Date of Award


Document Type


Degree Name

Philosophy (Ph.D)



First Advisor

Melissa Mowry

Second Advisor

Kathleen Lubey

Third Advisor

Steven Mentz


The concept of a contrasting public sphere and private sphere is both enduring and contested. The model of the eighteenth century public sphere offered by Jürgen Habermas offers a rational-critical approach to public discourse, while bracketing difference. Interlocutors of Habermas see such exclusion as problematic, particularly from a feminist standpoint. In contrast to Habermas’ static model, this project offers a networked, motile vision of public and private spheres that allows for interconnections and relationships, and which not only incorporates conceptual differences, but in fact relies on them. In this flexible model, rhetorical feminism, where the ideology of feminism is brought to bear on rhetorical studies, reveals itself.

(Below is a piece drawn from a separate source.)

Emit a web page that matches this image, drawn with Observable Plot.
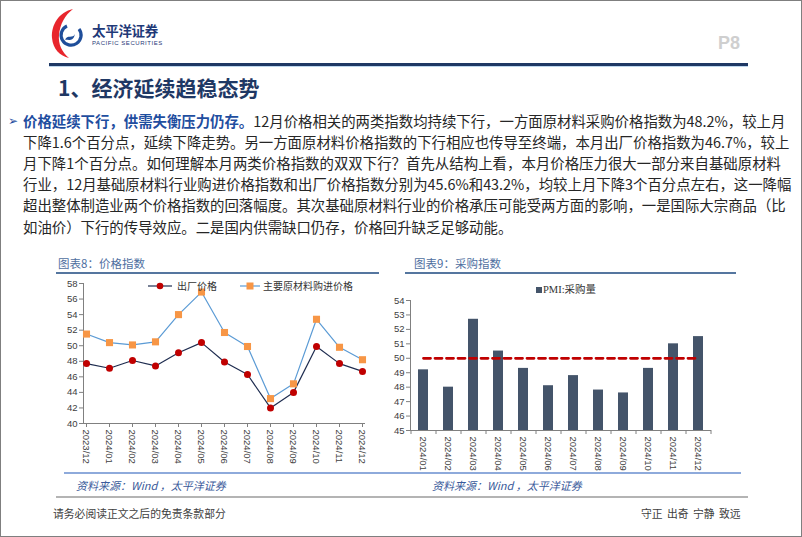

Rhetorical feminism offers alternatives to traditional and dominant forms of writing and rhetoric. It does not require an explicit intentionality to advance the standing of women or their equal rights, but in practice, rhetorical feminism often has that effect. Cheryl Glenn finds the beginnings of this concept in the nineteenth century, yet I locate it as early as 1650. Considering a networked “lifeworld,” to use Bruno Latour’s term, rather than binaries of public and private spheres allows us to re-engage with the writings of women in this period, and understand them as case studies in of rhetorical feminism. Margaret Fell Fox and Mary Astell operated in religious and philosophical networks, and Eliza Haywood, as a periodicalist, helped create networks of discourse that crossed the realms of public and private. Quaker women created one of the first international faith movements, built and sustained by networked circulation of printed texts. Mary Astell was known in her day as a High Church Tory, and inserted herself into discussions on weighty philosophical matters. Eliza Haywood was a mogul in her time, with enormous commercial success across fiction and periodicals. Women writers in this study were able to deploy rhetorical feminism to renegotiate some of the terms of various patriarchal systems in their period, thereby advancing the standing of women. Themes of particular concern to women, including education, marriage, authorship, and coffeehouse culture productively intersect with discourses of religion and politics.